Awhile ago, a wise supervisor asked an important question: Why isn’t it okay with you, to take care of yourself? He said it so gently, I almost missed it.
He was wondering out loud, so I could ask this of a client I had been discussing with him. But, it stuck with me, too. Honestly, it sounded a little goofy. I mean, of course I’m okay with taking care of myself.
Okay, maybe not always.
Like when I schedule my daughter’s doctor’s appointments but don’t do my own. Or, when I know that running helps my brain to click, but I let that slide because (well, because life). Or when connecting with the Lord allows me to feel like my most true self, but I make it a last priority.
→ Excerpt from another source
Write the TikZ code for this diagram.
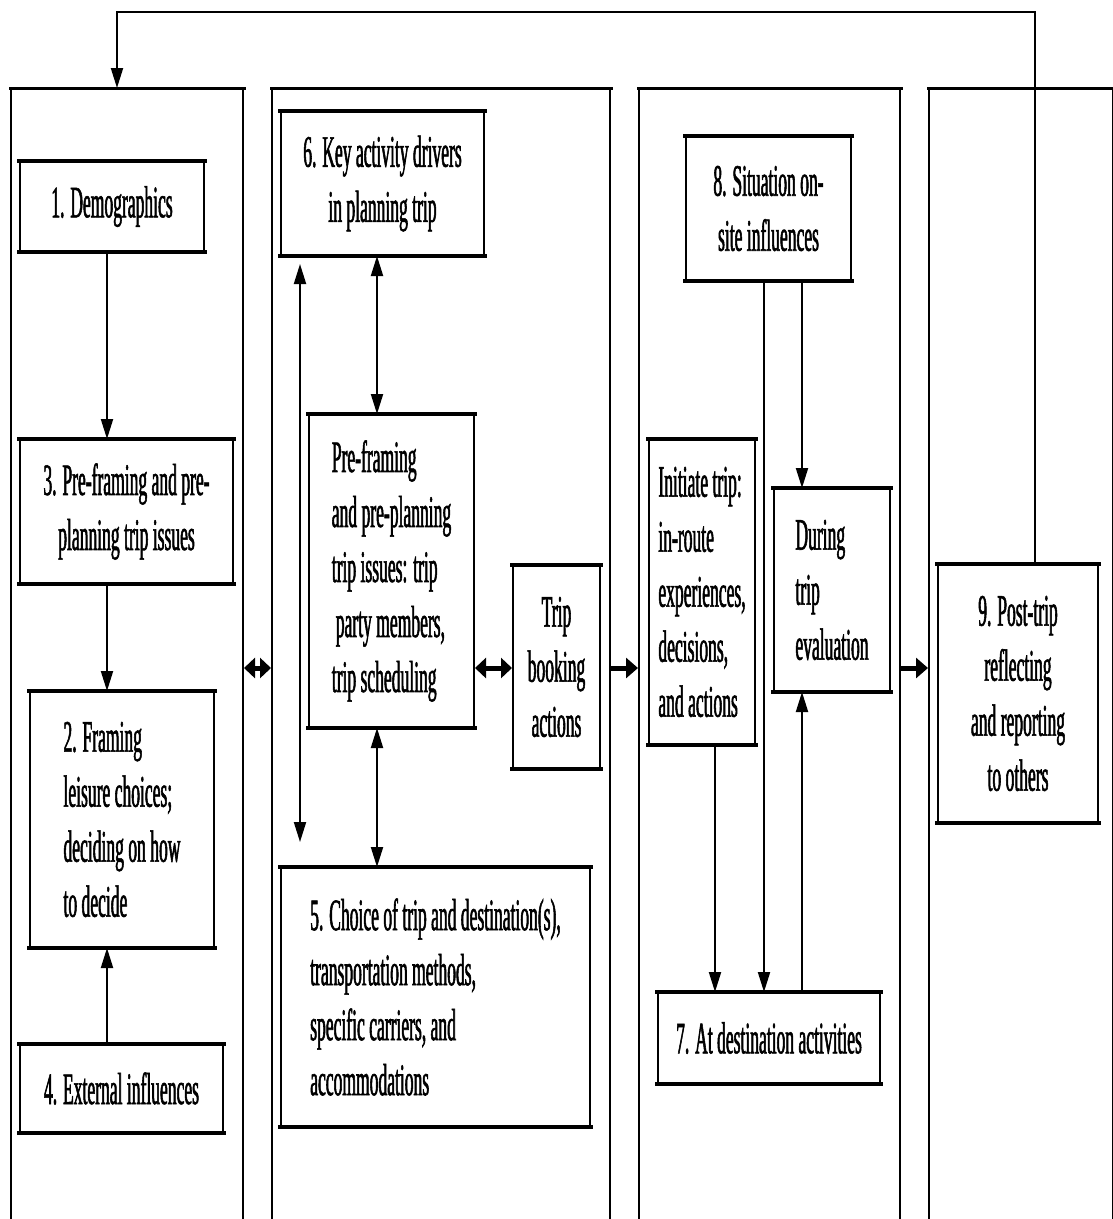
\documentclass[tikz,border=0pt]{standalone}
\usepackage{fontspec}
\setmainfont{Liberation Serif}[FakeStretch=0.39, FakeBold=1.2]
\usetikzlibrary{arrows.meta,calc}

\begin{document}
\begin{tikzpicture}[x=1pt,y=-1pt,
  panel/.style={draw, line width=2pt, inner sep=0pt, anchor=north west, minimum height=1200pt},
  box/.style={draw, line width=2pt, inner sep=0pt, fill=white,
    font=\fontsize{45}{55}\selectfont},
  arr/.style={line width=2pt, -{Triangle[length=20pt,width=12pt]}},
  darr/.style={line width=2pt, {Triangle[length=20pt,width=12pt]}-{Triangle[length=20pt,width=12pt]}},
  fatarr/.style={line width=5pt, -{Triangle[length=12pt,width=20pt]}},
  fatdarr/.style={line width=5pt, {Triangle[length=11pt,width=20pt]}-{Triangle[length=11pt,width=20pt]}},
]
\useasboundingbox (0,0) rectangle (1113,1219);
\fill[white] (0,0) rectangle (1113,1219);
\clip (0,0) rectangle (1113,1219);

% four stage panels, open at the bottom
\node[panel, minimum width=232pt] (p1) at (10,88) {};
\node[panel, minimum width=338pt] (p2) at (271,88) {};
\node[panel, minimum width=261pt] (p3) at (638,88) {};
\node[panel, minimum width=184pt] (p4) at (928,88) {};
\foreach \p in {p1,p2,p3,p4}
  \draw[line width=3pt, line cap=rect] (\p.north west) -- (\p.north east);

% stage 1: framing
\node[box, minimum width=184pt, minimum height=89pt, align=center] (b1) at (112,206.5) {1. Demographics};
\node[box, minimum width=213pt, minimum height=143pt, align=center] (b3) at (126.5,511.5) {3. Pre-framing and pre-\\planning trip issues};
\node[box, minimum width=184pt, minimum height=255pt, align=left] (b2) at (122,819.5) {2. Framing\\leisure choices;\\deciding on how\\to decide};
\node[box, minimum width=203pt, minimum height=87pt, align=center] (b4) at (121.5,1088.5) {4. External influences};

% stage 2: planning
\node[box, minimum width=203pt, minimum height=143pt, align=center] (b6) at (382.5,183.5) {6. Key activity drivers\\in planning trip};
\node[box, minimum width=165pt, minimum height=312pt, align=left] (bpre) at (391.5,571) {Pre-framing\\and pre-planning\\trip issues: trip\\\kern4pt party members,\\trip scheduling};
\node[box, minimum width=87pt, minimum height=202pt, align=center] (bt) at (556.5,667) {Trip\\booking\\actions};
\node[box, minimum width=309pt, minimum height=258pt, align=left] (b5) at (435.5,997) {5. Choice of trip and destination(s),\\transportation methods,\\specific carriers, and\\accommodations};

% stage 3: the trip
\node[box, minimum width=165pt, minimum height=143pt, align=center] (b8) at (768.5,208.5) {8. Situation on-\\site influences};
\node[box, minimum width=106pt, minimum height=304pt, align=left] (bi) at (702,592) {Initiate trip:\\in-route\\experiences,\\decisions,\\and actions};
\node[box, minimum width=116pt, minimum height=202pt, align=left] (bd) at (832,590) {During\\trip\\evaluation};
\node[box, minimum width=222pt, minimum height=90pt, align=center] (b7) at (769,1038) {7. At destination activities};

% stage 4: after the trip
\node[box, minimum width=160pt, minimum height=257pt, align=center] (b9) at (1018,693.5) {9. Post-trip\\reflecting\\and reporting\\to others};

% heavier top and bottom rules on the boxes
\foreach \n in {b1,b3,b2,b4,b6,bpre,bt,b5,b8,bi,bd,b7,b9}
  \draw[line width=3.5pt, line cap=rect]
    (\n.north west) -- (\n.north east) (\n.south west) -- (\n.south east);

% column positions of the connectors
\coordinate (xa) at (107,0);
\coordinate (xb) at (377,0);
\coordinate (xc) at (300,0);
\coordinate (xd) at (715,0);
\coordinate (xe) at (764,0);
\coordinate (xf) at (802,0);
\coordinate (xg) at (1035,0);
\coordinate (xh) at (117,0);
\coordinate (ym) at (0,668);
\coordinate (yt) at (0,12);

% stage 1 flow
\draw[arr] (b1.south -| xa) -- (b3.north -| xa);
\draw[arr] (b3.south -| xa) -- (b2.north -| xa);
\draw[arr] (b4.north -| xa) -- (b2.south -| xa);

% stage 2 flow
\draw[darr] (b6.south -| xb) -- (bpre.north -| xb);
\draw[darr] (bpre.south -| xb) -- (b5.north -| xb);
\coordinate (vt) at ($(b6.south -| xc)+(0,8)$);
\coordinate (vb) at ($(b5.north -| xc)+(0,-25)$);
\draw[darr] (vt) -- (vb);
\draw[fatdarr] (bpre.east |- ym) -- (bt.west |- ym);

% between the stages
\draw[fatdarr] (p1.east |- ym) -- (p2.west |- ym);
\draw[fatarr] (p2.east |- ym) -- (p3.west |- ym);
\draw[fatarr] (p3.east |- ym) -- (p4.west |- ym);

% stage 3 flow
\draw[arr] (bi.south -| xd) -- (b7.north -| xd);
\draw[arr] (b8.south -| xe) -- (b7.north -| xe);
\draw[arr] (b8.south -| xf) -- (bd.north -| xf);
\draw[arr] (b7.north -| xf) -- (bd.south -| xf);

% feedback from post-trip back to the start
\draw[arr] (b9.north -| xg) -- (xg |- yt) -| (p1.north -| xh);
\end{tikzpicture}
\end{document}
Or, when I keep from speaking my needs because deep down a part of me still thinks they don’t matter.
It made me realize that I had (and have) all these reasons why I don’t do what’s good for me. There are so many, aren’t there? Time, money, energy, motivation, etc. But ultimately it came down to one main question. Why am I not okay with doing the things for myself that I actually need? If I could be intentional, the reality is I could pretty much always find a way to meet my needs.
If I want to.
It’s been several years since the question was posed to me, but it’s as relevant as ever. Because when I peel back all the layers, much of my desire to give myself what I need, begins and ends with me
It’s certainly not because my faith reflects I don’t matter. It’s not because important people in my life think it either.
It’s me, or rather the critic in me.
How I treat myself, speaks volumes about how I view my worth. So, I can talk all day about my value, but if my actions don’t mirror it, I may not believe it.
I wish this were as simple as identifying this in myself and quickly changing; just recognizing that I’m neglecting myself and then doing it differently.
Unfortunately, it’s not. Or at least, not usually.
In fact, I’ve been working on it for 8 years, and I still have room for improvement. But, I’ll say this, when I cut through all the excuses, I realize and know there is holy work to be done in the space between what I know and how I act. This is the space where I can invite God to do the work that he is faithful to do, as we trust, as we wait, as we act in faith.
And if I’ve learned anything as a recovering perfectionist, it’s that small changes actually matter. Yesterday, I may not have done what I meant to do, but I’ve learned I still have today. I can set aside the time, I can take the breath, I can enjoy my life right now. I can allow myself to be learner, even in the ways I care for myself.
How are you taking care of yourself these days? What allows you to be refreshed?